Consider that “texting thumb” is now a recognised medical condition, that the Young Scot portal has on average 2 million hits a month, with some months reaching as high as 4 million, and that around 90 per cent of teenagers download music at least weekly, and you begin to get an idea of the role technology plays in young people’s lives.

Communications technology is now so significant that it needs to be utterly embedded in pedagogy, or we will lose the huge gains that have been made in recent years in Scottish education. The challenge is to find how best for that embedding to take place. How do we change the pedagogy in such a way that it will improve the role technology already plays in young people’s lives?

One simple approach is to ask them to test-drive technology in the classroom, which is what an Edinburgh school has set out to do. Gracemount High has issued 50 children with iPods and asked them, through the keeping of an online blog, to reflect on how the iPod could best be used to enhance teaching and learning. It’s a simple idea but it makes young people the focus of change from the outset. It also uses their wisdom and insights from within their comfort zone where adults might not yet be quite so comfortable.

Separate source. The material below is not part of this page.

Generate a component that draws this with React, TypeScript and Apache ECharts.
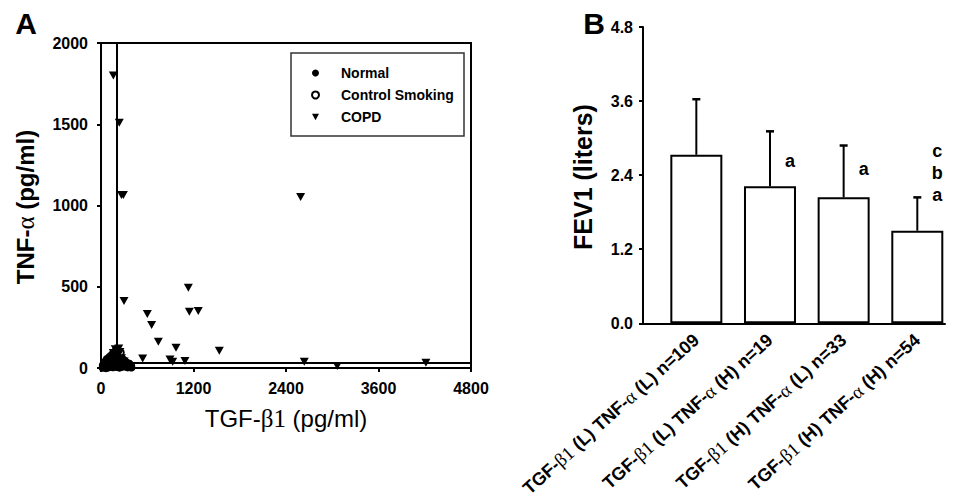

It is a model we might well use in other areas. Place the technology in the hands of young people and you empower them. Risk listening to what they have to say and let it directly affect how teachers teach and you change everyone’s lives.

With the advent of the Scottish Schools Digital Network and development of online content through the digital curriculum, or BBC Jam as it will be known, we have a huge opportunity to bring about a new revolution in education. If the reformers’ dream was a school in every parish, then ours should be technology in every child’s hands. This is not a debate about technological hardware, but about the grasping of an opportunity.

This will mean huge changes for teacher training, for professional development, for technical support and for budgets. It will mean, in the longer term, changes to how and when exams are sat, even how individual pupils make their course choices. The idea of personal learning planning will be seen, not as some new right, but as the obvious consequence of communications technology being embedded into the whole education experience.

It does mean that local authorities need to ensure that they all push the technology boundaries, or the digital divide could become another postcode lottery.

Technology will not replace teachers, but it will change the role of teachers dramatically. And everyone, politicians, policy-makers, pupils, parents and practitioners, needs to grab this opportunity with both hands and play their part if teachers are to be given what it will take for this revolution to take root in Scottish education.

Ewan Aitken is executive member for children and families on Edinburgh City Council and education spokesperson for the Convention of Scottish Local Authorities.